## YOUR TASK
All the data must come back unchanged, except that pictures are left out.

## SOURCE DATA
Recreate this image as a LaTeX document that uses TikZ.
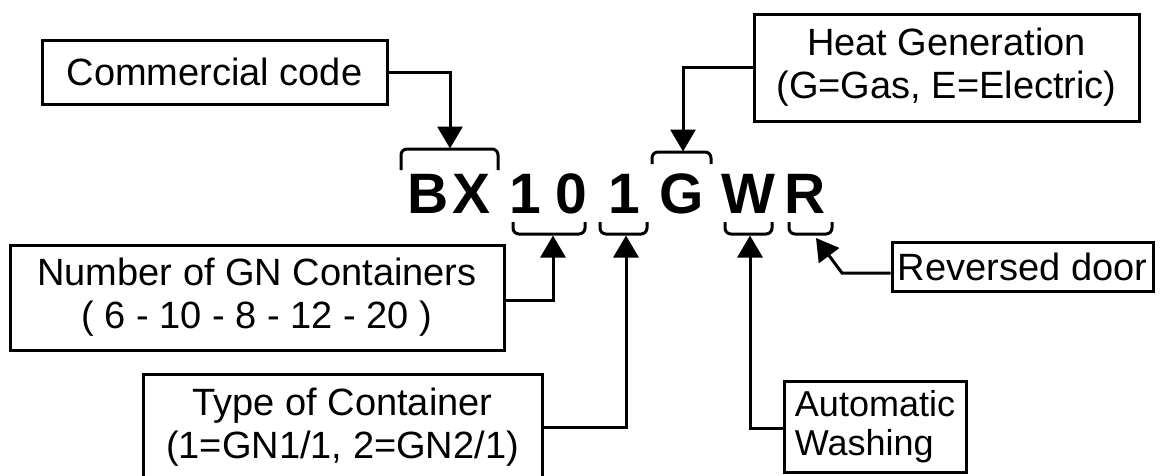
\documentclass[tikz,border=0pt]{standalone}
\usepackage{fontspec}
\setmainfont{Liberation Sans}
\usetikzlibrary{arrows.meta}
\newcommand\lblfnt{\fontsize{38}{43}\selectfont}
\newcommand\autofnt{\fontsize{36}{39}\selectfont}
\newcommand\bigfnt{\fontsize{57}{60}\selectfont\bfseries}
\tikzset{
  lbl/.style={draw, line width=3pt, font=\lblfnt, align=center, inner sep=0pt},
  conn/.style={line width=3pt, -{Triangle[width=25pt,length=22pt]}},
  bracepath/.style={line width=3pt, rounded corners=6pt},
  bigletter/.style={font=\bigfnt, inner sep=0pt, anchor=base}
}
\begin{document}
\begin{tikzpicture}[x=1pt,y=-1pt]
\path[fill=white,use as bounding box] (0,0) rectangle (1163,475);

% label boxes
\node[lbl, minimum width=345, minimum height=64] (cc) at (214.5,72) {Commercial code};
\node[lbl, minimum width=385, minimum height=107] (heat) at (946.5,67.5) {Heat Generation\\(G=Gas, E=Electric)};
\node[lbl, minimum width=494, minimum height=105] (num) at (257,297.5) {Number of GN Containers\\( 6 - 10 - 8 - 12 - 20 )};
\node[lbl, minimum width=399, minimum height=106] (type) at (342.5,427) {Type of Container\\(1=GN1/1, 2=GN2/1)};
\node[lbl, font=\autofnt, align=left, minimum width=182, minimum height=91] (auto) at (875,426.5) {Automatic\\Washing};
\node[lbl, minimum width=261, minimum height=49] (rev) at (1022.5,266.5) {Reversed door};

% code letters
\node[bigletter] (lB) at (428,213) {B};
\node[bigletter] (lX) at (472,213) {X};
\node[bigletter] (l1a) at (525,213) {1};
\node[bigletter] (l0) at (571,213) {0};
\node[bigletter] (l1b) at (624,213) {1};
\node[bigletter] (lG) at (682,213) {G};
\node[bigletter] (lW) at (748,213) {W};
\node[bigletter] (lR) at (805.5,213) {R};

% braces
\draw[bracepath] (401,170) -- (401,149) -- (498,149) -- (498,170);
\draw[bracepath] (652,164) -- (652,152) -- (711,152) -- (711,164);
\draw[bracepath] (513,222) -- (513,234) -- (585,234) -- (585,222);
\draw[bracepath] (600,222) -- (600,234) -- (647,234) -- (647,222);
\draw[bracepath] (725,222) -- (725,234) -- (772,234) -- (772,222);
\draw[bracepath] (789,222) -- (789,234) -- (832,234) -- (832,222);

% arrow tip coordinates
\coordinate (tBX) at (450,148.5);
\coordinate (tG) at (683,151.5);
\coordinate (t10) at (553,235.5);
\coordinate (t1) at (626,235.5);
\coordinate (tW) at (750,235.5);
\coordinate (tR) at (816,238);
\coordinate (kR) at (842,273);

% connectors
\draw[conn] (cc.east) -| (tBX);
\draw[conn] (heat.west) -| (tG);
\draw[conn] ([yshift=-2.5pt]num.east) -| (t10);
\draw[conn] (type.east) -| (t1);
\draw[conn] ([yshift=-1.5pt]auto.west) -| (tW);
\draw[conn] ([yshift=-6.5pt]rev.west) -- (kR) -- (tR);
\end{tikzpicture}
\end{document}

## FULL ANSWER
Recreate this image as a LaTeX document that uses TikZ.
\documentclass[tikz,border=0pt]{standalone}
\usepackage{fontspec}
\setmainfont{Liberation Sans}
\usetikzlibrary{arrows.meta}
\newcommand\lblfnt{\fontsize{38}{43}\selectfont}
\newcommand\autofnt{\fontsize{36}{39}\selectfont}
\newcommand\bigfnt{\fontsize{57}{60}\selectfont\bfseries}
\tikzset{
  lbl/.style={draw, line width=3pt, font=\lblfnt, align=center, inner sep=0pt},
  conn/.style={line width=3pt, -{Triangle[width=25pt,length=22pt]}},
  bracepath/.style={line width=3pt, rounded corners=6pt},
  bigletter/.style={font=\bigfnt, inner sep=0pt, anchor=base}
}
\begin{document}
\begin{tikzpicture}[x=1pt,y=-1pt]
\path[fill=white,use as bounding box] (0,0) rectangle (1163,475);

% label boxes
\node[lbl, minimum width=345, minimum height=64] (cc) at (214.5,72) {Commercial code};
\node[lbl, minimum width=385, minimum height=107] (heat) at (946.5,67.5) {Heat Generation\\(G=Gas, E=Electric)};
\node[lbl, minimum width=494, minimum height=105] (num) at (257,297.5) {Number of GN Containers\\( 6 - 10 - 8 - 12 - 20 )};
\node[lbl, minimum width=399, minimum height=106] (type) at (342.5,427) {Type of Container\\(1=GN1/1, 2=GN2/1)};
\node[lbl, font=\autofnt, align=left, minimum width=182, minimum height=91] (auto) at (875,426.5) {Automatic\\Washing};
\node[lbl, minimum width=261, minimum height=49] (rev) at (1022.5,266.5) {Reversed door};

% code letters
\node[bigletter] (lB) at (428,213) {B};
\node[bigletter] (lX) at (472,213) {X};
\node[bigletter] (l1a) at (525,213) {1};
\node[bigletter] (l0) at (571,213) {0};
\node[bigletter] (l1b) at (624,213) {1};
\node[bigletter] (lG) at (682,213) {G};
\node[bigletter] (lW) at (748,213) {W};
\node[bigletter] (lR) at (805.5,213) {R};

% braces
\draw[bracepath] (401,170) -- (401,149) -- (498,149) -- (498,170);
\draw[bracepath] (652,164) -- (652,152) -- (711,152) -- (711,164);
\draw[bracepath] (513,222) -- (513,234) -- (585,234) -- (585,222);
\draw[bracepath] (600,222) -- (600,234) -- (647,234) -- (647,222);
\draw[bracepath] (725,222) -- (725,234) -- (772,234) -- (772,222);
\draw[bracepath] (789,222) -- (789,234) -- (832,234) -- (832,222);

% arrow tip coordinates
\coordinate (tBX) at (450,148.5);
\coordinate (tG) at (683,151.5);
\coordinate (t10) at (553,235.5);
\coordinate (t1) at (626,235.5);
\coordinate (tW) at (750,235.5);
\coordinate (tR) at (816,238);
\coordinate (kR) at (842,273);

% connectors
\draw[conn] (cc.east) -| (tBX);
\draw[conn] (heat.west) -| (tG);
\draw[conn] ([yshift=-2.5pt]num.east) -| (t10);
\draw[conn] (type.east) -| (t1);
\draw[conn] ([yshift=-1.5pt]auto.west) -| (tW);
\draw[conn] ([yshift=-6.5pt]rev.west) -- (kR) -- (tR);
\end{tikzpicture}
\end{document}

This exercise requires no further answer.